● **What this task involves**:
Skip the pictures. Transcribe the rest of the data below without changing a word.
********************
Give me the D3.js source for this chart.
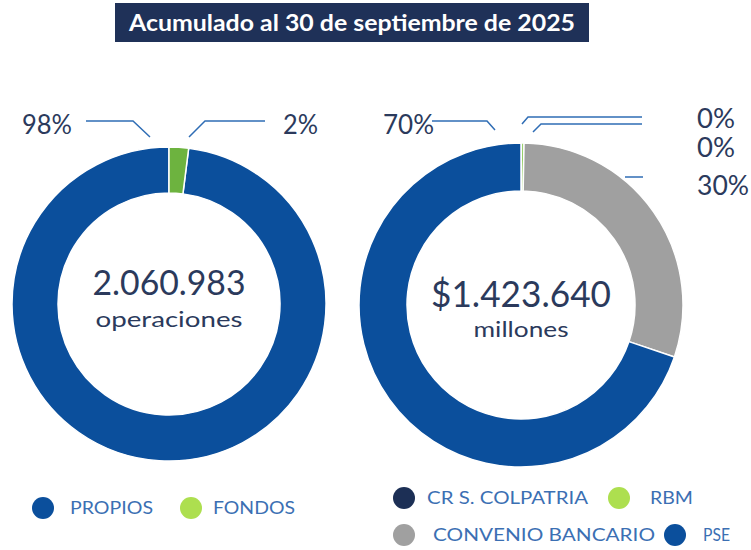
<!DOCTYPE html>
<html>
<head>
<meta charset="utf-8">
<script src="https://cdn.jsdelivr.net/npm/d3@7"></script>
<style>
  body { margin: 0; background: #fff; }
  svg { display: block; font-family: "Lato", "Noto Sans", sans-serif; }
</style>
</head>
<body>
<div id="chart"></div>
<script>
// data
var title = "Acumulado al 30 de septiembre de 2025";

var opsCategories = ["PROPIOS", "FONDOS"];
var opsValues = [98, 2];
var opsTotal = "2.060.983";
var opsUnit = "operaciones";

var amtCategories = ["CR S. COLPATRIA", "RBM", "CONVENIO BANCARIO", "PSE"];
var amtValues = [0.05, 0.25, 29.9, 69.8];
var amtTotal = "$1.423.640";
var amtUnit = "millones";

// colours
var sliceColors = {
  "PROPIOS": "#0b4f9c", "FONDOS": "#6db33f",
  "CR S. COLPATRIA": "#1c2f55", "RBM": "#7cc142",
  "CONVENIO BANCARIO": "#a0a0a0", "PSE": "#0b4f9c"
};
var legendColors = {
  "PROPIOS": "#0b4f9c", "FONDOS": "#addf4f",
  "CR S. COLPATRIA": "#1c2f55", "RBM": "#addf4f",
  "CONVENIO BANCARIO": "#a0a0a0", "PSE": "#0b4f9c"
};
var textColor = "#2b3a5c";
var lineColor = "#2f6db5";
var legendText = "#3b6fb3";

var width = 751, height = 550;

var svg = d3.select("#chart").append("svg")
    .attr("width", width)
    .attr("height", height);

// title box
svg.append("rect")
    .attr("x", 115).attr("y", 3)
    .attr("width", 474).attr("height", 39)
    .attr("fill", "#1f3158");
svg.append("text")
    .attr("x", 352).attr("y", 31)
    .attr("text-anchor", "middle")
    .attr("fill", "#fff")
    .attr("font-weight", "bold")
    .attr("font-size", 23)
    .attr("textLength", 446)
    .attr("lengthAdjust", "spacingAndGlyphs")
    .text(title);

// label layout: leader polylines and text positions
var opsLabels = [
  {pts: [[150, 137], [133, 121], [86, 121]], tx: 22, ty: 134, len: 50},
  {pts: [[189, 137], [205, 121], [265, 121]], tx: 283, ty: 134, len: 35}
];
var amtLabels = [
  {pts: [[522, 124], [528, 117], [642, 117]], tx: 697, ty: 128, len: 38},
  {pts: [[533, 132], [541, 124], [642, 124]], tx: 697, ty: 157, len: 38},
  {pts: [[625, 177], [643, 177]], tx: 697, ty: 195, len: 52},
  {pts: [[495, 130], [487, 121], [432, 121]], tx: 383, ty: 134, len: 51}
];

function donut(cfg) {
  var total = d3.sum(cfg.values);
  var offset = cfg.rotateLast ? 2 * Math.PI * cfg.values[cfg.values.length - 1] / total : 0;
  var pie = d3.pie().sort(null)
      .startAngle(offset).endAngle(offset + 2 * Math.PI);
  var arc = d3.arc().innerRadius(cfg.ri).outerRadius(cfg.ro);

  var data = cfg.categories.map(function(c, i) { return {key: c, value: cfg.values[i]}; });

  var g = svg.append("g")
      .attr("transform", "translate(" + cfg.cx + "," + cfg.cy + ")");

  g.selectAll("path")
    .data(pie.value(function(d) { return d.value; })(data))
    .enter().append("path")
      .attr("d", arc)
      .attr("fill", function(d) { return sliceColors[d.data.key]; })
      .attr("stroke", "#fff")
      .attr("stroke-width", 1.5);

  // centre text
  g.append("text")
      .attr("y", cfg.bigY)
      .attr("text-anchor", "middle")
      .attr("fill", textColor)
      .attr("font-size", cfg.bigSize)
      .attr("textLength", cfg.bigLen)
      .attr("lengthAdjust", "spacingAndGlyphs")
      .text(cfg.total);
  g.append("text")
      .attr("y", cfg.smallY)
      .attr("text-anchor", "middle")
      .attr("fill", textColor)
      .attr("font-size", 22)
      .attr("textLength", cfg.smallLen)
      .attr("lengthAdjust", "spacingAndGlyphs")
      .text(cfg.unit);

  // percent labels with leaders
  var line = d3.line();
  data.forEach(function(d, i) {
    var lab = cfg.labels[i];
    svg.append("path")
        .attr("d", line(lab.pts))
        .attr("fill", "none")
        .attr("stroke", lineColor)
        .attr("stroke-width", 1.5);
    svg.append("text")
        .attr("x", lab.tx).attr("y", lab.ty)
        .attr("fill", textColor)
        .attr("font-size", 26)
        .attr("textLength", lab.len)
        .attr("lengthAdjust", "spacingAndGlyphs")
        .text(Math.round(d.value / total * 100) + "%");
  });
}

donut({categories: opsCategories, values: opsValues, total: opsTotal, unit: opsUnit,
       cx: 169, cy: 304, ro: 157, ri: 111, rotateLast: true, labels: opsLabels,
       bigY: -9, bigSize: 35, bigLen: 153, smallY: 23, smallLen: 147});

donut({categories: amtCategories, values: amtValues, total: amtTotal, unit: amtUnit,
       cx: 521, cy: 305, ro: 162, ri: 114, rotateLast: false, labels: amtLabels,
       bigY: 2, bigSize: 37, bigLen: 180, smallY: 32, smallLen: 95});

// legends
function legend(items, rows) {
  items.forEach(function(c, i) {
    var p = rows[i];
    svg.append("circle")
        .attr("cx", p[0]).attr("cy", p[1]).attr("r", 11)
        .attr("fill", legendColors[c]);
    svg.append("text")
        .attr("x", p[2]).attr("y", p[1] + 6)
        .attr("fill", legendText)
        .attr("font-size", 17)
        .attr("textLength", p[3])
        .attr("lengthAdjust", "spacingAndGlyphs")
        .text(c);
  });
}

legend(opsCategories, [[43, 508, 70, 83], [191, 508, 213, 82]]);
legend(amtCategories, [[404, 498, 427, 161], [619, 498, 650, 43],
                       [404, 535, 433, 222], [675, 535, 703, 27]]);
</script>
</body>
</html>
********************
● **The reply**:
Give me the D3.js source for this chart.
<!DOCTYPE html>
<html>
<head>
<meta charset="utf-8">
<script src="https://cdn.jsdelivr.net/npm/d3@7"></script>
<style>
  body { margin: 0; background: #fff; }
  svg { display: block; font-family: "Lato", "Noto Sans", sans-serif; }
</style>
</head>
<body>
<div id="chart"></div>
<script>
// data
var title = "Acumulado al 30 de septiembre de 2025";

var opsCategories = ["PROPIOS", "FONDOS"];
var opsValues = [98, 2];
var opsTotal = "2.060.983";
var opsUnit = "operaciones";

var amtCategories = ["CR S. COLPATRIA", "RBM", "CONVENIO BANCARIO", "PSE"];
var amtValues = [0.05, 0.25, 29.9, 69.8];
var amtTotal = "$1.423.640";
var amtUnit = "millones";

// colours
var sliceColors = {
  "PROPIOS": "#0b4f9c", "FONDOS": "#6db33f",
  "CR S. COLPATRIA": "#1c2f55", "RBM": "#7cc142",
  "CONVENIO BANCARIO": "#a0a0a0", "PSE": "#0b4f9c"
};
var legendColors = {
  "PROPIOS": "#0b4f9c", "FONDOS": "#addf4f",
  "CR S. COLPATRIA": "#1c2f55", "RBM": "#addf4f",
  "CONVENIO BANCARIO": "#a0a0a0", "PSE": "#0b4f9c"
};
var textColor = "#2b3a5c";
var lineColor = "#2f6db5";
var legendText = "#3b6fb3";

var width = 751, height = 550;

var svg = d3.select("#chart").append("svg")
    .attr("width", width)
    .attr("height", height);

// title box
svg.append("rect")
    .attr("x", 115).attr("y", 3)
    .attr("width", 474).attr("height", 39)
    .attr("fill", "#1f3158");
svg.append("text")
    .attr("x", 352).attr("y", 31)
    .attr("text-anchor", "middle")
    .attr("fill", "#fff")
    .attr("font-weight", "bold")
    .attr("font-size", 23)
    .attr("textLength", 446)
    .attr("lengthAdjust", "spacingAndGlyphs")
    .text(title);

// label layout: leader polylines and text positions
var opsLabels = [
  {pts: [[150, 137], [133, 121], [86, 121]], tx: 22, ty: 134, len: 50},
  {pts: [[189, 137], [205, 121], [265, 121]], tx: 283, ty: 134, len: 35}
];
var amtLabels = [
  {pts: [[522, 124], [528, 117], [642, 117]], tx: 697, ty: 128, len: 38},
  {pts: [[533, 132], [541, 124], [642, 124]], tx: 697, ty: 157, len: 38},
  {pts: [[625, 177], [643, 177]], tx: 697, ty: 195, len: 52},
  {pts: [[495, 130], [487, 121], [432, 121]], tx: 383, ty: 134, len: 51}
];

function donut(cfg) {
  var total = d3.sum(cfg.values);
  var offset = cfg.rotateLast ? 2 * Math.PI * cfg.values[cfg.values.length - 1] / total : 0;
  var pie = d3.pie().sort(null)
      .startAngle(offset).endAngle(offset + 2 * Math.PI);
  var arc = d3.arc().innerRadius(cfg.ri).outerRadius(cfg.ro);

  var data = cfg.categories.map(function(c, i) { return {key: c, value: cfg.values[i]}; });

  var g = svg.append("g")
      .attr("transform", "translate(" + cfg.cx + "," + cfg.cy + ")");

  g.selectAll("path")
    .data(pie.value(function(d) { return d.value; })(data))
    .enter().append("path")
      .attr("d", arc)
      .attr("fill", function(d) { return sliceColors[d.data.key]; })
      .attr("stroke", "#fff")
      .attr("stroke-width", 1.5);

  // centre text
  g.append("text")
      .attr("y", cfg.bigY)
      .attr("text-anchor", "middle")
      .attr("fill", textColor)
      .attr("font-size", cfg.bigSize)
      .attr("textLength", cfg.bigLen)
      .attr("lengthAdjust", "spacingAndGlyphs")
      .text(cfg.total);
  g.append("text")
      .attr("y", cfg.smallY)
      .attr("text-anchor", "middle")
      .attr("fill", textColor)
      .attr("font-size", 22)
      .attr("textLength", cfg.smallLen)
      .attr("lengthAdjust", "spacingAndGlyphs")
      .text(cfg.unit);

  // percent labels with leaders
  var line = d3.line();
  data.forEach(function(d, i) {
    var lab = cfg.labels[i];
    svg.append("path")
        .attr("d", line(lab.pts))
        .attr("fill", "none")
        .attr("stroke", lineColor)
        .attr("stroke-width", 1.5);
    svg.append("text")
        .attr("x", lab.tx).attr("y", lab.ty)
        .attr("fill", textColor)
        .attr("font-size", 26)
        .attr("textLength", lab.len)
        .attr("lengthAdjust", "spacingAndGlyphs")
        .text(Math.round(d.value / total * 100) + "%");
  });
}

donut({categories: opsCategories, values: opsValues, total: opsTotal, unit: opsUnit,
       cx: 169, cy: 304, ro: 157, ri: 111, rotateLast: true, labels: opsLabels,
       bigY: -9, bigSize: 35, bigLen: 153, smallY: 23, smallLen: 147});

donut({categories: amtCategories, values: amtValues, total: amtTotal, unit: amtUnit,
       cx: 521, cy: 305, ro: 162, ri: 114, rotateLast: false, labels: amtLabels,
       bigY: 2, bigSize: 37, bigLen: 180, smallY: 32, smallLen: 95});

// legends
function legend(items, rows) {
  items.forEach(function(c, i) {
    var p = rows[i];
    svg.append("circle")
        .attr("cx", p[0]).attr("cy", p[1]).attr("r", 11)
        .attr("fill", legendColors[c]);
    svg.append("text")
        .attr("x", p[2]).attr("y", p[1] + 6)
        .attr("fill", legendText)
        .attr("font-size", 17)
        .attr("textLength", p[3])
        .attr("lengthAdjust", "spacingAndGlyphs")
        .text(c);
  });
}

legend(opsCategories, [[43, 508, 70, 83], [191, 508, 213, 82]]);
legend(amtCategories, [[404, 498, 427, 161], [619, 498, 650, 43],
                       [404, 535, 433, 222], [675, 535, 703, 27]]);
</script>
</body>
</html>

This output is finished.